When Dami Olukoya’s sparkly, take no shit lesbian fairy turns Pinocchio into a real boy whose finds it’s not his nose that grows longer when he lies, they are pitched into a war with with local evil landowner and fox Figaro (Christopher Lane, playing the villain with what can only be described as “moustache-twirling glee” despite absence of actual moustache). What follows is two hours of devilry, topless Sunday league Brummie footballers, magic Cadbury’s creme eggs, abandoned amusement parks, farting donkeys, a retelling of the Biblical tale of Jonah and the Whale except with drag and ballroom dancing… oh, look, it’s a panto, okay? It doesn’t need to make sense.

Though for all the ridiculousness it does manage to make sense, and beneath the puns and non-stop gags (the action takes place in the Italian hamlet of Placenta, the kind of place people move to “after birth”) is real empathy and belief in the transformative power of love, or at least the discovery of your small town’s one lesbian bar.

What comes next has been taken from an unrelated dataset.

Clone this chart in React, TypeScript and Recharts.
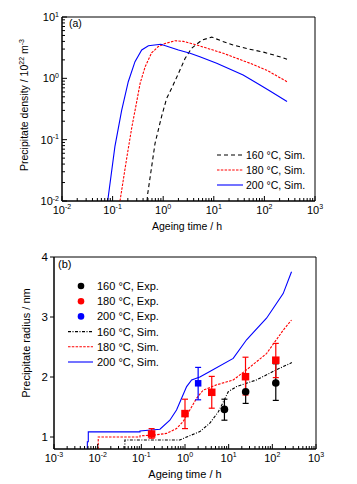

In a recent Stage article Beckett announced his intention to make London’s LGBT theatre more reflective of the diversity of the LGBT spectrum, and as much as I love Above the Stag it does have a history of producing plays primarily about about white, cis gay men. Pinocchio isn’t perfect, but to see so much lesbian representation in a panto is not just enjoyable, it’s damn important.

Panto is pretty gay already, but this production is deliciously, unashamedly queer: it doesn’t so much flirt with its audience as shag it senseless behind the alley then send it home missing its wallet. I’m sure Jared Thompson (whose weapons-grade boyishness manages to stay this side of cloying) in donkey ears and a dog collar is meeting someone’s very specific fetish, but all shades of gender and sexual identity are welcome at Above the Stag.
If I was a different kind of critic I could write an insightful analysis of the satirical examinations of capitalism and the class system subtly seeded through this clever, zingy script. But I’m not, so I’ll just say: wasn’t it great how they got out of that whale?